The project included a main building, eight separate villas, tennis courts, golf course, a parking garage and a yacht basin. But it was the property’s then unique “Spanish style” that would set it apart. Mizner called upon his university studies in Salamanca to create a romantic Old World retreat that would complement the Florida environment rather than compete with it—as so many of the aristocratic Tudor Revival estates of that time did. Architecturally, the Everglades Club became the starting point for today’s Palm Beach.


At the club’s opening in 1919, Mizner met Palm Beach high society queen Eva Stotesbury and promised her the grandest estate on the island in just one year. The result was El Mirasol, a 37-room Spanish Revival palace with a 40-car garage, teahouse, auditorium and private zoo.


By 1923, Mizner’s architecture and interiors were de rigueur among the smart set. He built the subject at hand, 2 Via Mizner, across the street from the Everglades Club in a complementary style to showcase his pottery and antiques, and to house his draftsman. From these new offices, he began designing the rest of Via Mizner and his own famous five-story mansion, Villa Mizner, according to Amanda Skier, executive director of the Preservation Foundation of Palm Beach. That same year, he completed La Guerida, which would become President John F. Kennedy’s renowned “Winter White House.”

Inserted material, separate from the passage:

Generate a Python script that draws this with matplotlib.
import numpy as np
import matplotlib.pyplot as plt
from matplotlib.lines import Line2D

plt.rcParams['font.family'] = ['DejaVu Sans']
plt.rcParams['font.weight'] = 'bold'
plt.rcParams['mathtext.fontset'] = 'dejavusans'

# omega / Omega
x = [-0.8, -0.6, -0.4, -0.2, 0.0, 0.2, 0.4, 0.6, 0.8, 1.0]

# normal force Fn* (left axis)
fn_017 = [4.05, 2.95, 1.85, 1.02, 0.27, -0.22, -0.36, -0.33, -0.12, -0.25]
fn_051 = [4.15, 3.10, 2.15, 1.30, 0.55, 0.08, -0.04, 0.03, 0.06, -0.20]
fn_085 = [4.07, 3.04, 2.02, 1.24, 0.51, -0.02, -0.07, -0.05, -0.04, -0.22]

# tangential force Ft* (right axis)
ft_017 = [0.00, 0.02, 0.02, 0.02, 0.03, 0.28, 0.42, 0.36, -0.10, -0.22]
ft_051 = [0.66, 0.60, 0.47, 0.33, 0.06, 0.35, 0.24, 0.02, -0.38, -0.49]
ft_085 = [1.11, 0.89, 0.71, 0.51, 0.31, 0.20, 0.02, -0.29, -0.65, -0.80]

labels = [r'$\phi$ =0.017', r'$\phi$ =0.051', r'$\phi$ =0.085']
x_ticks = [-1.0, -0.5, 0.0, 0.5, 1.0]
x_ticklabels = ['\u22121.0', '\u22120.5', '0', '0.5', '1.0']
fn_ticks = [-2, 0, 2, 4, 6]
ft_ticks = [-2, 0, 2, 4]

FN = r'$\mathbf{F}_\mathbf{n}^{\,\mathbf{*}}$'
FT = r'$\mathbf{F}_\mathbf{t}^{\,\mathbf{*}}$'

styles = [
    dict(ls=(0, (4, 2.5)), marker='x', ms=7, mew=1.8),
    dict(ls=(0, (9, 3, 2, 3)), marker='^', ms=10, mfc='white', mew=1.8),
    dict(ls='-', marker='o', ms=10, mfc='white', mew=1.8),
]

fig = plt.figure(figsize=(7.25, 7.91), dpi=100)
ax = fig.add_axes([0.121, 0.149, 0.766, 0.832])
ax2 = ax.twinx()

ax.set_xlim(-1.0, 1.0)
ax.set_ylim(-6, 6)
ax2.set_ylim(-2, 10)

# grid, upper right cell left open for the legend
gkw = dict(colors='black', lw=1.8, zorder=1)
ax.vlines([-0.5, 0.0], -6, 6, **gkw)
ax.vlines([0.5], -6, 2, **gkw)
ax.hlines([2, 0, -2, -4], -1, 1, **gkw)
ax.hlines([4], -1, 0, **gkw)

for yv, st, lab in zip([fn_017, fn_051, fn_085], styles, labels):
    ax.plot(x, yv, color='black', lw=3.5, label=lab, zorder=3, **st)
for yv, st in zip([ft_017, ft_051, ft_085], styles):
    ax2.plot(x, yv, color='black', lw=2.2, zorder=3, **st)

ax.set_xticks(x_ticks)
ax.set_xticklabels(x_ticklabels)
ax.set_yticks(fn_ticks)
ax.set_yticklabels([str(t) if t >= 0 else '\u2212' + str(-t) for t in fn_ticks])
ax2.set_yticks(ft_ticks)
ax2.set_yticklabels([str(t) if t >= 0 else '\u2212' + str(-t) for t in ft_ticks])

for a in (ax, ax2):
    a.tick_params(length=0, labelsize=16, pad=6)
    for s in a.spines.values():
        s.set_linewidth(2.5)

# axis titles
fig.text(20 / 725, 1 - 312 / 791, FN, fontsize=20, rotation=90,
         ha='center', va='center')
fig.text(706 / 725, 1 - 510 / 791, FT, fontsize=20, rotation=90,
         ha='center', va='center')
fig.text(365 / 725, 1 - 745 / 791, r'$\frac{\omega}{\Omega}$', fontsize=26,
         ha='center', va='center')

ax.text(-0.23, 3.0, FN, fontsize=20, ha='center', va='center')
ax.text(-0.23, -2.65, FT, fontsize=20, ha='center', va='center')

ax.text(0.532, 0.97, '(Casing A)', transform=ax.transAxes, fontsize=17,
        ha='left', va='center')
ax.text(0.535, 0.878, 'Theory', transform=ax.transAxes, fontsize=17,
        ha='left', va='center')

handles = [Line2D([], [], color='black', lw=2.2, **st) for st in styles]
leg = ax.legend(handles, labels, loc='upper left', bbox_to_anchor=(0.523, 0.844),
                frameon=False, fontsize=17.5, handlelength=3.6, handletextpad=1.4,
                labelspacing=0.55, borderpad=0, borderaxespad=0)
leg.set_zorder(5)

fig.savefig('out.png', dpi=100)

Mizner’s home became the fashionable destination for the less fettered members of Palm Beach society. Irving Berlin would stop by to play piano for guests and clients. Isadora Duncan performed in his living room. And it was pleasurable for Mizner, too. “There was a favorite handsome young draftsman who would sleep in Villa Mizner, after slipping across the bridge” from 2 Via Mizner, Silvin says. “Mizner was gay, but in the way that society people in the 1920s were. He was that odd combination of being somewhat flamboyant, but totally closeted. He was charming, gentle and a bon vivant.”

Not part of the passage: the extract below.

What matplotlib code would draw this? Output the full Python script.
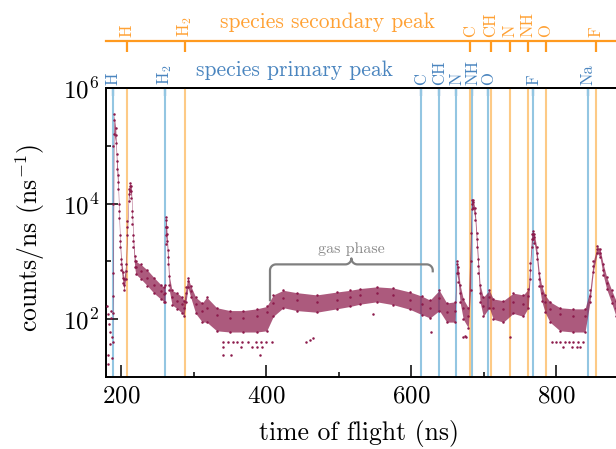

But Mizner’s time at his new playground was tragically punctuated. In 1925, the South Florida real estate market collapsed. The next year a hurricane ravaged South Florida. Thousands of homes were destroyed and several hundred people died. The area sank into such a prolonged depression that the stock market crash of 1929 barely made an impact, according to economic analyst Jesse Colombo. Perhaps worst of all, Mizner’s beloved monkey died and was buried just outside Villa Mizner—it’s said to haunt the property to this day. The architect himself died in 1933, penniless but with a profound legacy.


“2 Via Mizner is an iconic and significant example of Mizner’s influence on Palm Beach,” Skier says. “You could say it is the pinnacle of his career.”